BEGIN

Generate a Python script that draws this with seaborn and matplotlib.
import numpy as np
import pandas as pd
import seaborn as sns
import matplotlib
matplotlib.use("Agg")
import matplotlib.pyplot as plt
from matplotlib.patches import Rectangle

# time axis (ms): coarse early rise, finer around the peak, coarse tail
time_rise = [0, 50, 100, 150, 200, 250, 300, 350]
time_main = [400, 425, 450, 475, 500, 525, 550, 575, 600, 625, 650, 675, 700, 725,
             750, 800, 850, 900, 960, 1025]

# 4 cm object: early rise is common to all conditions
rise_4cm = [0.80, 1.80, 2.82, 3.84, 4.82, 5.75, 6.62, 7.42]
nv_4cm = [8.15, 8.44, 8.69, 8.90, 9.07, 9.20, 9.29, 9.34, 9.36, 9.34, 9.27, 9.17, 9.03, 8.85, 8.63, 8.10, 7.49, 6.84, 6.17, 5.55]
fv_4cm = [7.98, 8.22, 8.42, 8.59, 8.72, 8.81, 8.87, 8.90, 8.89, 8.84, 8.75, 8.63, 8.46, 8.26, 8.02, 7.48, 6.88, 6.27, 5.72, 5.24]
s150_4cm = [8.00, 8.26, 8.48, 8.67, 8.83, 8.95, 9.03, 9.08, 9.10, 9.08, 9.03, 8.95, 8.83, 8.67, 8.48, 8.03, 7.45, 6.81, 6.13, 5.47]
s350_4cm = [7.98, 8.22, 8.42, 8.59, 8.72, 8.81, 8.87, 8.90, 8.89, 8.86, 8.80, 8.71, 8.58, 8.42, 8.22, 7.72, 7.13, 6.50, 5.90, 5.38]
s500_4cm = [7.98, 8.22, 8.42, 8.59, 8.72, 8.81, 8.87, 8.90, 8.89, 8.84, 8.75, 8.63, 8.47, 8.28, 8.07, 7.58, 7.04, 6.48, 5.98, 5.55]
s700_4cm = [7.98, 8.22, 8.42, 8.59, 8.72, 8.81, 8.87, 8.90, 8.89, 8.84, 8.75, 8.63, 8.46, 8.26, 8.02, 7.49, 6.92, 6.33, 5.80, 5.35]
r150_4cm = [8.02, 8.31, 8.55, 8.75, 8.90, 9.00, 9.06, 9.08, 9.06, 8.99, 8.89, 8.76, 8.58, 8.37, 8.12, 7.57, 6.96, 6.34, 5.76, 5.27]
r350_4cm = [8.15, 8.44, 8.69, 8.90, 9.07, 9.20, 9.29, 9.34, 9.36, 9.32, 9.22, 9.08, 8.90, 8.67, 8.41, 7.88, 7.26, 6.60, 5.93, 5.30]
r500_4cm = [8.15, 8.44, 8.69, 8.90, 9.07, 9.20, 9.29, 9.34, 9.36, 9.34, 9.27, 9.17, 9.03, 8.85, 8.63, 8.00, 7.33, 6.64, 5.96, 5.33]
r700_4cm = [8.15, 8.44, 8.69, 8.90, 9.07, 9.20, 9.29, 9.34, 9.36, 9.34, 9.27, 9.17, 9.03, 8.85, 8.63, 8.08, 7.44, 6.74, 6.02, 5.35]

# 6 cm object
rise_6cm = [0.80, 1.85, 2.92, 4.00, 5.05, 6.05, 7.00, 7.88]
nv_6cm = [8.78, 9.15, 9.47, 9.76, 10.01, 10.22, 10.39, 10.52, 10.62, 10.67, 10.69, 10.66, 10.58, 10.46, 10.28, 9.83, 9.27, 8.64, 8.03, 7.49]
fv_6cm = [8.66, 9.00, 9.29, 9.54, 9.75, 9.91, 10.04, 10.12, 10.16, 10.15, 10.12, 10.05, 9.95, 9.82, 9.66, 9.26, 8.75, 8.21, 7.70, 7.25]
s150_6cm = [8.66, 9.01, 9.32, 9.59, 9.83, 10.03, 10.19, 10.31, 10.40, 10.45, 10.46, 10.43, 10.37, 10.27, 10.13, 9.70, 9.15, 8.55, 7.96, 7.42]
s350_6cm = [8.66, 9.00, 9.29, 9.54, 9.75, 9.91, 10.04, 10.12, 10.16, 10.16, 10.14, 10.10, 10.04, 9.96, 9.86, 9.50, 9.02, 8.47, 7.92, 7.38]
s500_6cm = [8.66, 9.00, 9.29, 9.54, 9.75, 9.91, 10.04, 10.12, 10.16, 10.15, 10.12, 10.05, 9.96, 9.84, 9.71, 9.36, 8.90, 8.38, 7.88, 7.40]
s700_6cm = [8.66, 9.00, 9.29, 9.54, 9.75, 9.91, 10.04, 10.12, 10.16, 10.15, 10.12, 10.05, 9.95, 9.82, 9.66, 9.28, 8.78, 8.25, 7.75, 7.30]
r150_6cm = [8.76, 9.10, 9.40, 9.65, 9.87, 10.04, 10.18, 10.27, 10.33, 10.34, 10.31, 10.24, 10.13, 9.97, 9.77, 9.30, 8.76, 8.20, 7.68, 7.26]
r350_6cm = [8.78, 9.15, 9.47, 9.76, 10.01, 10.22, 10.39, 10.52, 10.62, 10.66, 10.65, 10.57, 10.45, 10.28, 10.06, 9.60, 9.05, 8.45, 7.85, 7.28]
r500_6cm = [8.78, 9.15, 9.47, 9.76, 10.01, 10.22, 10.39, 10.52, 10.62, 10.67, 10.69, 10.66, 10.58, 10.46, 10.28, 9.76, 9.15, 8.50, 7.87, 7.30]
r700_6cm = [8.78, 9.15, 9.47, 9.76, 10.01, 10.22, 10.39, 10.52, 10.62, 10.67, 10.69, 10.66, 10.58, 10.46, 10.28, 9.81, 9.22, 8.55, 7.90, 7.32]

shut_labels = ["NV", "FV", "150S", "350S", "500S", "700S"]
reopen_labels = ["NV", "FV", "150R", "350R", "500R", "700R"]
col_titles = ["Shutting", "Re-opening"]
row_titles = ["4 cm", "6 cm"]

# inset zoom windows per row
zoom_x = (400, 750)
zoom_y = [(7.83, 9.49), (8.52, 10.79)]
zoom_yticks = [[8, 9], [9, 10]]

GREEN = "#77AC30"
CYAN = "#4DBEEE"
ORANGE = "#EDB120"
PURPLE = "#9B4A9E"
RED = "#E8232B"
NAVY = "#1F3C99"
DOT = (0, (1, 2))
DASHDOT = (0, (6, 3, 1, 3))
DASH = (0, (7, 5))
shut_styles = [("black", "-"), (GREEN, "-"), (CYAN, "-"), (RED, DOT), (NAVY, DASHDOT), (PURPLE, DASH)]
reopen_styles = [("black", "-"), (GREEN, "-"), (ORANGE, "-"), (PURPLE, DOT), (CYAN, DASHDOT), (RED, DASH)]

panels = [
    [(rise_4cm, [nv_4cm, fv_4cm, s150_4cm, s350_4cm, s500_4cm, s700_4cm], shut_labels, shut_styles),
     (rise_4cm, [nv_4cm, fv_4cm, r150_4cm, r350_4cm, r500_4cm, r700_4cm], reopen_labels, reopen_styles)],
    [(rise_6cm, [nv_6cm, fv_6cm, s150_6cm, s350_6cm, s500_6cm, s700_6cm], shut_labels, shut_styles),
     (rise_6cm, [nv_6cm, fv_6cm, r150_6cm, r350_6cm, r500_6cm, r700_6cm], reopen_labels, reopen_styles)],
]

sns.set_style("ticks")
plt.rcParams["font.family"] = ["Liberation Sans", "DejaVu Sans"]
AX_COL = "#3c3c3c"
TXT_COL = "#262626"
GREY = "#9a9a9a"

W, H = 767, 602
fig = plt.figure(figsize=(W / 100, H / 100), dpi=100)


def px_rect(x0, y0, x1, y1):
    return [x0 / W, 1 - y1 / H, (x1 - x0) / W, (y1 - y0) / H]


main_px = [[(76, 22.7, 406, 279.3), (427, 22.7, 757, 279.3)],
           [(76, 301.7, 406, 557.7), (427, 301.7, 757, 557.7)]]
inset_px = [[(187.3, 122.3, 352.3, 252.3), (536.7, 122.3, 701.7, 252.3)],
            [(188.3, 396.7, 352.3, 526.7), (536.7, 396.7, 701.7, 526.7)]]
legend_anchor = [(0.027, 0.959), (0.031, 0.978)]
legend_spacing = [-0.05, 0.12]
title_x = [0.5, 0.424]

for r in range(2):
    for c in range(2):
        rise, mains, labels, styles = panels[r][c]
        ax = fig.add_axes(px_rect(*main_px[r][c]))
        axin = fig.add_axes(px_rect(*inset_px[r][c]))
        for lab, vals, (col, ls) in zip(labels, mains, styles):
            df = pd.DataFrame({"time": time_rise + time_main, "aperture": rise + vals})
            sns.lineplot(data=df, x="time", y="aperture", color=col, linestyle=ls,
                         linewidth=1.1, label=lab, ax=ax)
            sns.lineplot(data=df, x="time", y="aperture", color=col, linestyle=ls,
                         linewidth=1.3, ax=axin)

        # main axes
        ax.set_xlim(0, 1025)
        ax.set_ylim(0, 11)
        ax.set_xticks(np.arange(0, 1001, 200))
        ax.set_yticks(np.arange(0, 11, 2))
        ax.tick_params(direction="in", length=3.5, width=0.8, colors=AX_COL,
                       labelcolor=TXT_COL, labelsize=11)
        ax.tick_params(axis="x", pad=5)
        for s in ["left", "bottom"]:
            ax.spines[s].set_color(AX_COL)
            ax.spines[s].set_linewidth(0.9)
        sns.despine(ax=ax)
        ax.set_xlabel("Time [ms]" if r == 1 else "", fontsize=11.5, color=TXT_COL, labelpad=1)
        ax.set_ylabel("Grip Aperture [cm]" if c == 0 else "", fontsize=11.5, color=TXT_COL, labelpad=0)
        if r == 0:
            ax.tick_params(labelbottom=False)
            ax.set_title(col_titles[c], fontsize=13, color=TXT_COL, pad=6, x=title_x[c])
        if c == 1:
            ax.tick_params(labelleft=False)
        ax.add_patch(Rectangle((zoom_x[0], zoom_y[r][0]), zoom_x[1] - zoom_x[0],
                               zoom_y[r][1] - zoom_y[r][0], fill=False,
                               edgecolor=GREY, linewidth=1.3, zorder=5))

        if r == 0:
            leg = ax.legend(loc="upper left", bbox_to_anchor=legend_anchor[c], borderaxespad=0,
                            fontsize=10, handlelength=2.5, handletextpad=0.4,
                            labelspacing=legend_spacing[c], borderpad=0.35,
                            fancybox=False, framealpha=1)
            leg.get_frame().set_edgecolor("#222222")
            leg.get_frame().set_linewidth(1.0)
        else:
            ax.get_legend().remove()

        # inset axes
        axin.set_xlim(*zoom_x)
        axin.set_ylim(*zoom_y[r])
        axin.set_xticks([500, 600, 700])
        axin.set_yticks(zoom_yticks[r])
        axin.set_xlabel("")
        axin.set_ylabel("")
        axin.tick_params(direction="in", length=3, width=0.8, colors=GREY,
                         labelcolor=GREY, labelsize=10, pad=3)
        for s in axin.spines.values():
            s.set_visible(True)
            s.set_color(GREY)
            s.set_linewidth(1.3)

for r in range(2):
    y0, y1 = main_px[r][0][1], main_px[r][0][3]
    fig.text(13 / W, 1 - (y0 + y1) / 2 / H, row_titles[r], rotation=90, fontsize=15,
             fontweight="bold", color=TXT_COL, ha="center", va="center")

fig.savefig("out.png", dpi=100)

END
BEGIN

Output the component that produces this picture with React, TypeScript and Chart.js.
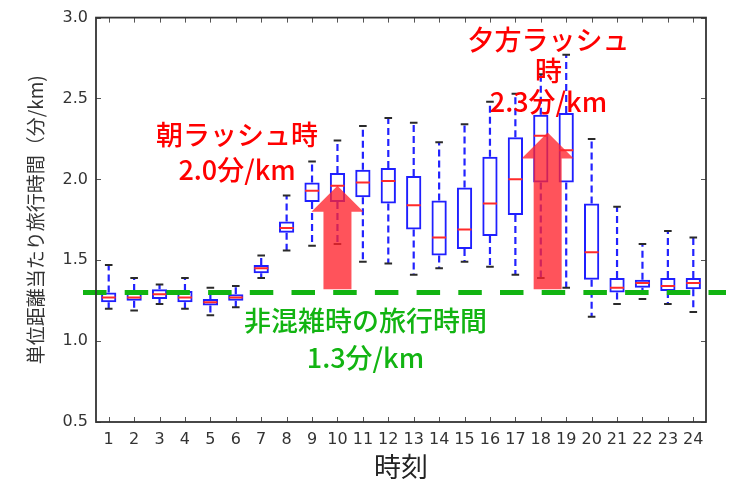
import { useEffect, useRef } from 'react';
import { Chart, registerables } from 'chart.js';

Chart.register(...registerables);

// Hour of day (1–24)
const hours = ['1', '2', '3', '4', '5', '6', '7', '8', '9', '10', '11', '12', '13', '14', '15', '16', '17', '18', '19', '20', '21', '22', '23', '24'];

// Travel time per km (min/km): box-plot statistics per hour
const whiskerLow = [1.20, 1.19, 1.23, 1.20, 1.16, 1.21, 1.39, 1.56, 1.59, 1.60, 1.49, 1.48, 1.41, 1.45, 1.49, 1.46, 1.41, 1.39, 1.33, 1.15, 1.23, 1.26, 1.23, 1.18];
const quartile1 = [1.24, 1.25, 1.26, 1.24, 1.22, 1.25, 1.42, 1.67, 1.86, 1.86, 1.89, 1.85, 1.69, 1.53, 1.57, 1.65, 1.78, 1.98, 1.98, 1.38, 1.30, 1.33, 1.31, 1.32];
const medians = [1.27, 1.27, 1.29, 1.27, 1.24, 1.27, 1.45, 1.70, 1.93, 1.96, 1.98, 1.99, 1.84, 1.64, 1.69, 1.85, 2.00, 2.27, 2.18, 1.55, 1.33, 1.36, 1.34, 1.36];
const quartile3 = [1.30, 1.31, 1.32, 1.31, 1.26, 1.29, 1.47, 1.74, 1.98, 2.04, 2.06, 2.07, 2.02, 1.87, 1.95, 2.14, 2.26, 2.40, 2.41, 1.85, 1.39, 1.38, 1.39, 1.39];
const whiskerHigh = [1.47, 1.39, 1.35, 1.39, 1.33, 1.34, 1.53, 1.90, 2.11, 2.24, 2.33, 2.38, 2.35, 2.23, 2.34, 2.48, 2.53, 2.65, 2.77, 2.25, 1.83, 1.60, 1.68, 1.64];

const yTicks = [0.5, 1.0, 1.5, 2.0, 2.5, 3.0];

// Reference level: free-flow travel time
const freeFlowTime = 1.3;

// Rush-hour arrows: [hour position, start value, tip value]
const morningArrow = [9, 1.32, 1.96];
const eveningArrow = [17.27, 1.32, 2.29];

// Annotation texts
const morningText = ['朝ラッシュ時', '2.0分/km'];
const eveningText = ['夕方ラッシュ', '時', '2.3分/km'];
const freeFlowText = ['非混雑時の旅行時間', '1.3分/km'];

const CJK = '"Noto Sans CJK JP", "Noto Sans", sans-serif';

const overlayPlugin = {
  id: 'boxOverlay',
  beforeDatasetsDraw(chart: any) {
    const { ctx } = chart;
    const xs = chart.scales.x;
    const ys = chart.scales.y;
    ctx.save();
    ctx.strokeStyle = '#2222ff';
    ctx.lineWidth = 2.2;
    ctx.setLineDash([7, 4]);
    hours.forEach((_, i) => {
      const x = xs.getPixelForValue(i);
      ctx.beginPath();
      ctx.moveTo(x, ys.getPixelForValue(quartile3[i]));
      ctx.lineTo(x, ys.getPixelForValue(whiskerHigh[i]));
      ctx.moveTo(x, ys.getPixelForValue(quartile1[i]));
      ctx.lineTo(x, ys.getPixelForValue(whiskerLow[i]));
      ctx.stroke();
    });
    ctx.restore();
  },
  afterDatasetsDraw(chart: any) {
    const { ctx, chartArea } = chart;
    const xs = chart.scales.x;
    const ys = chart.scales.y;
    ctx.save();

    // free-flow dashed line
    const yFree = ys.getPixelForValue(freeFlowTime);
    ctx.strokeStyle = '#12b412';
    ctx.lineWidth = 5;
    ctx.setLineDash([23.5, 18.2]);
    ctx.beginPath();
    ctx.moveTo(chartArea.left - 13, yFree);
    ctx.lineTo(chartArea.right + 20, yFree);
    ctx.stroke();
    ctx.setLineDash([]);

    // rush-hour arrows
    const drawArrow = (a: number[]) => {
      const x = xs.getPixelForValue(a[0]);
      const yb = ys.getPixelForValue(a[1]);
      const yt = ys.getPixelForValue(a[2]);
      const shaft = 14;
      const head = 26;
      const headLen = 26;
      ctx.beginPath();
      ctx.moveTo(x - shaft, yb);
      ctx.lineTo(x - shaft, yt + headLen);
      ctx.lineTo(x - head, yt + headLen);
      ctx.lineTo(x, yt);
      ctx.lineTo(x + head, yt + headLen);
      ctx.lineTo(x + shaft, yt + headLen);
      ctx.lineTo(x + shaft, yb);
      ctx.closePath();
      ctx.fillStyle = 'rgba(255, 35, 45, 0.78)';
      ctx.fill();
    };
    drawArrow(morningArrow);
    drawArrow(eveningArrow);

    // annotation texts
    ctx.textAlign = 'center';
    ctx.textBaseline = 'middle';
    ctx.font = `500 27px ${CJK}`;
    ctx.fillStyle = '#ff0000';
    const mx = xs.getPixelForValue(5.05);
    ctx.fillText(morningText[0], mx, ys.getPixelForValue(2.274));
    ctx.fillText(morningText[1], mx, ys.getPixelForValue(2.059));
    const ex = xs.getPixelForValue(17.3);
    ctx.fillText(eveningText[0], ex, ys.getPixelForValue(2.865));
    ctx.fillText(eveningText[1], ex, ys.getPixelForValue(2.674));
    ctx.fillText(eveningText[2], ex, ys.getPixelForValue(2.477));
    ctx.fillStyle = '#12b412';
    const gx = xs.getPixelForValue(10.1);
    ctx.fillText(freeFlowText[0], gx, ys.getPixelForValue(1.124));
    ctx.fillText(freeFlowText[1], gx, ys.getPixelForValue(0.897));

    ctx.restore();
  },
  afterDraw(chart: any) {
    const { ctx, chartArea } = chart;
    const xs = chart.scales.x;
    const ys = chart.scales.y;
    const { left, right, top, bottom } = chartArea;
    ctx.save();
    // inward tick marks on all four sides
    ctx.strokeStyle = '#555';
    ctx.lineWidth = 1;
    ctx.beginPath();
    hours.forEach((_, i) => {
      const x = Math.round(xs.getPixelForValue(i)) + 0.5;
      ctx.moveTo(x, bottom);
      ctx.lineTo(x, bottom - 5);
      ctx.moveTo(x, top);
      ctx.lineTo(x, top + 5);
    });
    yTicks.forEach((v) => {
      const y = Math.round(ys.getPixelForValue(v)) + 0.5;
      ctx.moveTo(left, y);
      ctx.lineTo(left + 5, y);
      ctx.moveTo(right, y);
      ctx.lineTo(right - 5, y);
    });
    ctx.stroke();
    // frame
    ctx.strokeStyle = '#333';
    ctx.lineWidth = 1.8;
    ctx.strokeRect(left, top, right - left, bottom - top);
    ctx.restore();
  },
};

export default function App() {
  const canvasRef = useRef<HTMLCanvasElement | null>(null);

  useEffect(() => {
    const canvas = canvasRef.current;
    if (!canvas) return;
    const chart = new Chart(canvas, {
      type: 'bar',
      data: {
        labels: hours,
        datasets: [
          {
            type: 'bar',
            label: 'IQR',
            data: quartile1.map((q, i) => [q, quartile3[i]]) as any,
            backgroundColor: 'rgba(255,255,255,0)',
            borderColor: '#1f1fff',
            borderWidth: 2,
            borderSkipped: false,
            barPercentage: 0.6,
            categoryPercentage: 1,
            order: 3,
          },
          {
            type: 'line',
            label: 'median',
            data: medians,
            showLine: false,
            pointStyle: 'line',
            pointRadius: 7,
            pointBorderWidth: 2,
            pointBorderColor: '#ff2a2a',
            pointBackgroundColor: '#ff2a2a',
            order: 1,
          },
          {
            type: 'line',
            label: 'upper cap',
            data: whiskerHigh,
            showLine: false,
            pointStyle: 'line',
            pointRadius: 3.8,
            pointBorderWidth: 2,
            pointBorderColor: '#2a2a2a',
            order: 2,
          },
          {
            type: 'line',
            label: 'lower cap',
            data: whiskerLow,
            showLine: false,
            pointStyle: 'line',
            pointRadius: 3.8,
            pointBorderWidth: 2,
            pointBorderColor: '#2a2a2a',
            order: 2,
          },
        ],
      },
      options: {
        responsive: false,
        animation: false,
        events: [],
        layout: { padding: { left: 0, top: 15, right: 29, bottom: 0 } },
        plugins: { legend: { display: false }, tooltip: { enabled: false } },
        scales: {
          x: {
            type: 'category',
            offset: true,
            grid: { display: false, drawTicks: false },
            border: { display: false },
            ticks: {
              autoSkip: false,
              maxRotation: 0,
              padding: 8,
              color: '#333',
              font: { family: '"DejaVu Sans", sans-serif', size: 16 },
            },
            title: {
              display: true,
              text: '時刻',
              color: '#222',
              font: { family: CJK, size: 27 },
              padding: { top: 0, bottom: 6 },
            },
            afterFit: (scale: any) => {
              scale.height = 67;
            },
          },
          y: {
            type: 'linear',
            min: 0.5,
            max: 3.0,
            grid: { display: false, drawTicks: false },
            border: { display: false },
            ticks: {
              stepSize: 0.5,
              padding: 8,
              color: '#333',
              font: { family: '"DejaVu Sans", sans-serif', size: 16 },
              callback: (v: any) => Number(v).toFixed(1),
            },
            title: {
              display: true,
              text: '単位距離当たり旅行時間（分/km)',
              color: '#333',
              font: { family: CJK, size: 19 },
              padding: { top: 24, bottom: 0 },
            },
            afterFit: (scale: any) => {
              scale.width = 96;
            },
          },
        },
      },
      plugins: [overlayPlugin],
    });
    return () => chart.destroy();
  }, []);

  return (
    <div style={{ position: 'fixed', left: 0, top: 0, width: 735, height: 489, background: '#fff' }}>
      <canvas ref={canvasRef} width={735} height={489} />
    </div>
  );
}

END

Only the lines from the one bearing "Output the component" to the one bearing "const eveningArrow = [17.27, 1.32, 2.29];", both included, should be restated word for word, with pictures left out.

→ RESPONSE FOR THIS EXERCISE:
Output the component that produces this picture with React, TypeScript and Chart.js.
import { useEffect, useRef } from 'react';
import { Chart, registerables } from 'chart.js';

Chart.register(...registerables);

// Hour of day (1–24)
const hours = ['1', '2', '3', '4', '5', '6', '7', '8', '9', '10', '11', '12', '13', '14', '15', '16', '17', '18', '19', '20', '21', '22', '23', '24'];

// Travel time per km (min/km): box-plot statistics per hour
const whiskerLow = [1.20, 1.19, 1.23, 1.20, 1.16, 1.21, 1.39, 1.56, 1.59, 1.60, 1.49, 1.48, 1.41, 1.45, 1.49, 1.46, 1.41, 1.39, 1.33, 1.15, 1.23, 1.26, 1.23, 1.18];
const quartile1 = [1.24, 1.25, 1.26, 1.24, 1.22, 1.25, 1.42, 1.67, 1.86, 1.86, 1.89, 1.85, 1.69, 1.53, 1.57, 1.65, 1.78, 1.98, 1.98, 1.38, 1.30, 1.33, 1.31, 1.32];
const medians = [1.27, 1.27, 1.29, 1.27, 1.24, 1.27, 1.45, 1.70, 1.93, 1.96, 1.98, 1.99, 1.84, 1.64, 1.69, 1.85, 2.00, 2.27, 2.18, 1.55, 1.33, 1.36, 1.34, 1.36];
const quartile3 = [1.30, 1.31, 1.32, 1.31, 1.26, 1.29, 1.47, 1.74, 1.98, 2.04, 2.06, 2.07, 2.02, 1.87, 1.95, 2.14, 2.26, 2.40, 2.41, 1.85, 1.39, 1.38, 1.39, 1.39];
const whiskerHigh = [1.47, 1.39, 1.35, 1.39, 1.33, 1.34, 1.53, 1.90, 2.11, 2.24, 2.33, 2.38, 2.35, 2.23, 2.34, 2.48, 2.53, 2.65, 2.77, 2.25, 1.83, 1.60, 1.68, 1.64];

const yTicks = [0.5, 1.0, 1.5, 2.0, 2.5, 3.0];

// Reference level: free-flow travel time
const freeFlowTime = 1.3;

// Rush-hour arrows: [hour position, start value, tip value]
const morningArrow = [9, 1.32, 1.96];
const eveningArrow = [17.27, 1.32, 2.29];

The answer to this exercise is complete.